2. Er wordt een lid toegevoegd, luidende:
2. Onder bij ministeriële regeling te stellen voorwaarden wordt aan een landbouwer op wiens bedrijf naast een fosfaatrecht ook een varkensrecht of een pluimveerecht rust en die een kennisgeving heeft gedaan van het vervallen of gedeeltelijk vervallen van een varkensrecht of een pluimveerecht en dit recht geheel of gedeeltelijk laat vervallen ten behoeve van het houden van melkvee, voor het daarmee overeenkomende aantal kilogrammen fosfaat, vrijstelling of ontheffing verleend van het verbod, bedoeld in artikel 21b, eerste lid, met dien verstande dat dit geen toename veroorzaakt van de hoeveelheid geproduceerde stikstofverbindingen, fosfaat en fijnstof. Het eerste lid is van overeenkomstige toepassing op de omrekening van een varkensrecht of een pluimveerecht naar een fosfaatrecht.
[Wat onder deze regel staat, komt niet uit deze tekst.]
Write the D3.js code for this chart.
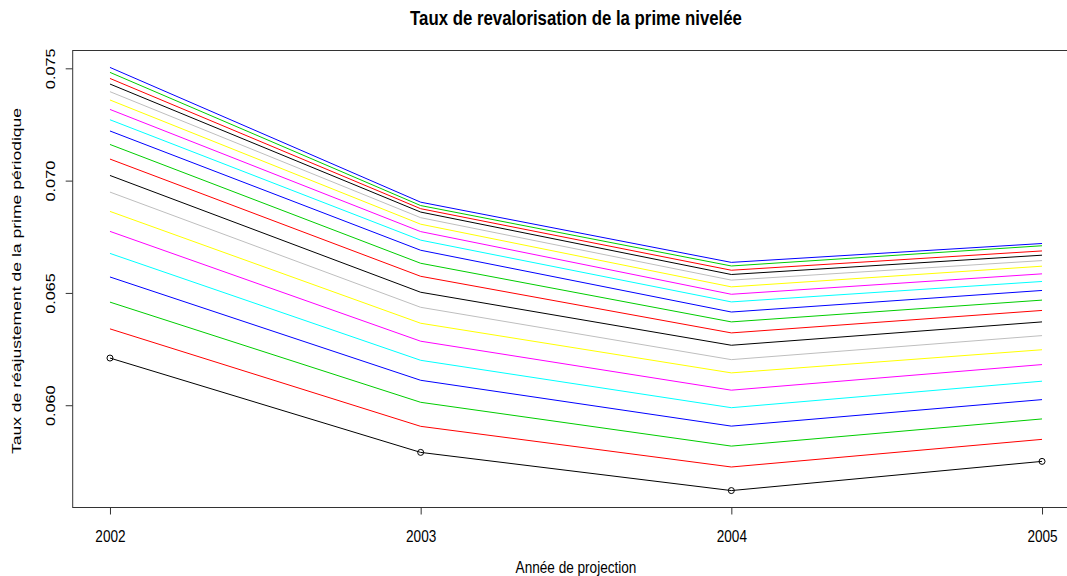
<!DOCTYPE html>
<html>
<head>
<meta charset="utf-8">
<script src="https://cdn.jsdelivr.net/npm/d3@7"></script>
<style>
  html, body { margin: 0; padding: 0; background: #fff; }
  svg { display: block; font-family: "Liberation Sans", Arial, sans-serif; }
</style>
</head>
<body>
<svg id="chart" width="1067" height="576"></svg>
<script>
// Projection years
const years = [2002, 2003, 2004, 2005];

// Rate for each scenario (bottom curve first), one array per year
const rates2002 = [0.06210, 0.06340, 0.06459, 0.06571, 0.06676, 0.06774, 0.06863, 0.06949, 0.07023, 0.07096,
                   0.07161, 0.07221, 0.07271, 0.07317, 0.07359, 0.07396, 0.07430, 0.07455, 0.07482, 0.07504];
const rates2003 = [0.05790, 0.05906, 0.06013, 0.06111, 0.06200, 0.06285, 0.06365, 0.06436, 0.06503, 0.06574,
                   0.06632, 0.06690, 0.06735, 0.06773, 0.06806, 0.06835, 0.06860, 0.06875, 0.06889, 0.06904];
const rates2004 = [0.05620, 0.05725, 0.05818, 0.05907, 0.05989, 0.06067, 0.06144, 0.06203, 0.06267, 0.06322,
                   0.06371, 0.06415, 0.06460, 0.06494, 0.06527, 0.06557, 0.06582, 0.06601, 0.06620, 0.06636];
const rates2005 = [0.05750, 0.05848, 0.05939, 0.06025, 0.06107, 0.06181, 0.06247, 0.06310, 0.06371, 0.06422,
                   0.06468, 0.06511, 0.06551, 0.06585, 0.06619, 0.06644, 0.06668, 0.06687, 0.06710, 0.06720];

// Axis tick labels
const yTicks = [0.060, 0.065, 0.070, 0.075];
const yTickLabels = ["0.060", "0.065", "0.070", "0.075"];

// Line colours, cycled through like R's default palette
const palette = ["#000000", "#FF0000", "#00CD00", "#0000FF", "#00FFFF", "#FF00FF", "#FFFF00", "#BEBEBE"];

const title = "Taux de revalorisation de la prime nivelée";
const xTitle = "Année de projection";
const yTitle = "Taux de réajustement de la prime périodique";

// Build one series per scenario
const byYear = [rates2002, rates2003, rates2004, rates2005];
const series = rates2002.map((_, i) => years.map((yr, j) => ({ year: yr, value: byYear[j][i] })));

const svg = d3.select("#chart");
const plotLeft = 72.7, plotRight = 1079.3, plotTop = 50.5, plotBottom = 507.5;
const font = "'Liberation Sans', Arial, sans-serif";
const vStretch = 1.25;   // glyphs are drawn taller than wide

// Axis limits extended by 4% on each side
const allVals = byYear.flat();
const [vmin, vmax] = d3.extent(allVals);
const vpad = (vmax - vmin) * 0.04;
const xpad = (years[years.length - 1] - years[0]) * 0.04;

const x = d3.scaleLinear()
  .domain([years[0] - xpad, years[years.length - 1] + xpad])
  .range([plotLeft, plotRight]);
const y = d3.scaleLinear()
  .domain([vmin - vpad, vmax + vpad])
  .range([plotBottom, plotTop]);

// Lines
const line = d3.line().x(d => x(d.year)).y(d => y(d.value));
svg.append("g").selectAll("path")
  .data(series)
  .join("path")
  .attr("d", line)
  .attr("fill", "none")
  .attr("stroke", (d, i) => palette[i % palette.length])
  .attr("stroke-width", 1);

// Point markers on the first scenario
svg.append("g").selectAll("circle")
  .data(series[0])
  .join("circle")
  .attr("cx", d => x(d.year))
  .attr("cy", d => y(d.value))
  .attr("r", 3)
  .attr("fill", "none")
  .attr("stroke", "#000")
  .attr("stroke-width", 1);

// Plot frame
svg.append("rect")
  .attr("x", plotLeft).attr("y", plotTop)
  .attr("width", plotRight - plotLeft).attr("height", plotBottom - plotTop)
  .attr("fill", "none").attr("stroke", "#333").attr("stroke-width", 1);

// X axis
const xAxis = d3.axisBottom(x).tickValues(years).tickFormat(d3.format("d")).tickSizeOuter(0).tickSize(7);
const gx = svg.append("g").attr("transform", `translate(0,${plotBottom})`).call(xAxis);
gx.select(".domain").remove();
gx.selectAll(".tick line").attr("stroke", "#333");
gx.selectAll(".tick text")
  .attr("y", null).attr("dy", null)
  .attr("transform", `translate(0,28) scale(1,${vStretch})`)
  .attr("dominant-baseline", "central")
  .attr("font-size", 13.6).attr("fill", "#000")
  .attr("font-family", font);

// Y axis
const yAxis = d3.axisLeft(y).tickValues(yTicks).tickFormat((d, i) => yTickLabels[i]).tickSizeOuter(0).tickSize(7);
const gy = svg.append("g").attr("transform", `translate(${plotLeft},0)`).call(yAxis);
gy.select(".domain").remove();
gy.selectAll(".tick line").attr("stroke", "#333");
gy.selectAll(".tick text")
  .attr("x", 0).attr("dy", null)
  .attr("transform", `translate(-22,0) rotate(-90) scale(${vStretch},1)`)
  .attr("text-anchor", "middle")
  .attr("dominant-baseline", "central")
  .attr("font-size", 13).attr("fill", "#000")
  .attr("font-family", font);

// Titles
svg.append("text")
  .attr("transform", `translate(${(plotLeft + plotRight) / 2},18) scale(1,${vStretch})`)
  .attr("text-anchor", "middle")
  .attr("dominant-baseline", "central")
  .attr("font-size", 16.8).attr("font-weight", "bold")
  .attr("font-family", font)
  .text(title);

svg.append("text")
  .attr("transform", `translate(${(plotLeft + plotRight) / 2},567) scale(1,${vStretch})`)
  .attr("text-anchor", "middle")
  .attr("dominant-baseline", "central")
  .attr("font-size", 13.6)
  .attr("font-family", font)
  .text(xTitle);

svg.append("text")
  .attr("transform", `translate(16,${(plotTop + plotBottom) / 2 + 2}) rotate(-90) scale(1.35,1)`)
  .attr("text-anchor", "middle")
  .attr("dominant-baseline", "central")
  .attr("font-size", 13)
  .attr("font-family", font)
  .text(yTitle);
</script>
</body>
</html>
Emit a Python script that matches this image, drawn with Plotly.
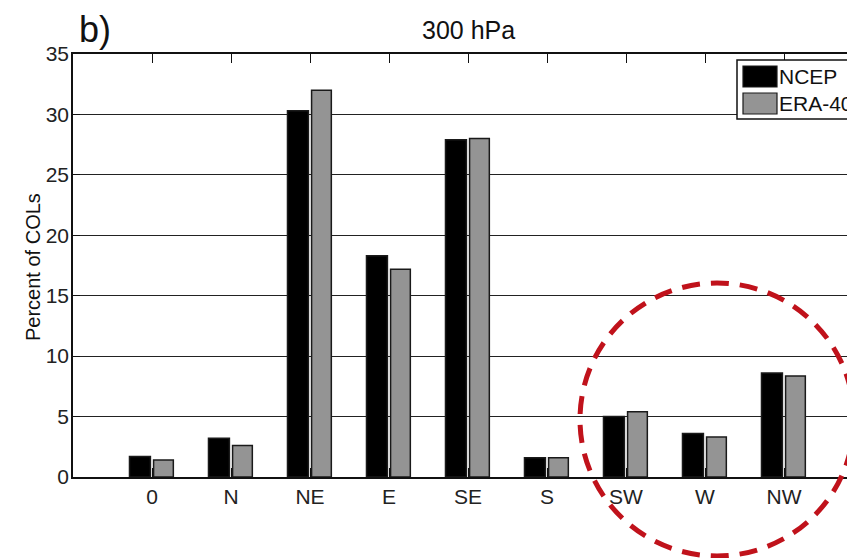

Verschillende bedrijven met zowel varkens- of pluimvee als melkvee willen graag de melkveetak uitbreiden ten koste van de varkens- of pluimveetak, en hebben daar in een aantal gevallen ook al stappen voor gezet of zelfs stalruimte voor bijgebouwd. De indiener stelt voor om deze bedrijven daar ook de gelegenheid voor te geven. Om doorverkoop van rechten te voorkomen stelt de indiener voor om deze bedrijven geen extra fosfaatrechten toe te kennen, maar extra productieruimte door een vergelijkbare ontheffing of vrijstelling als bij de fosfaatbank (artikel 38a).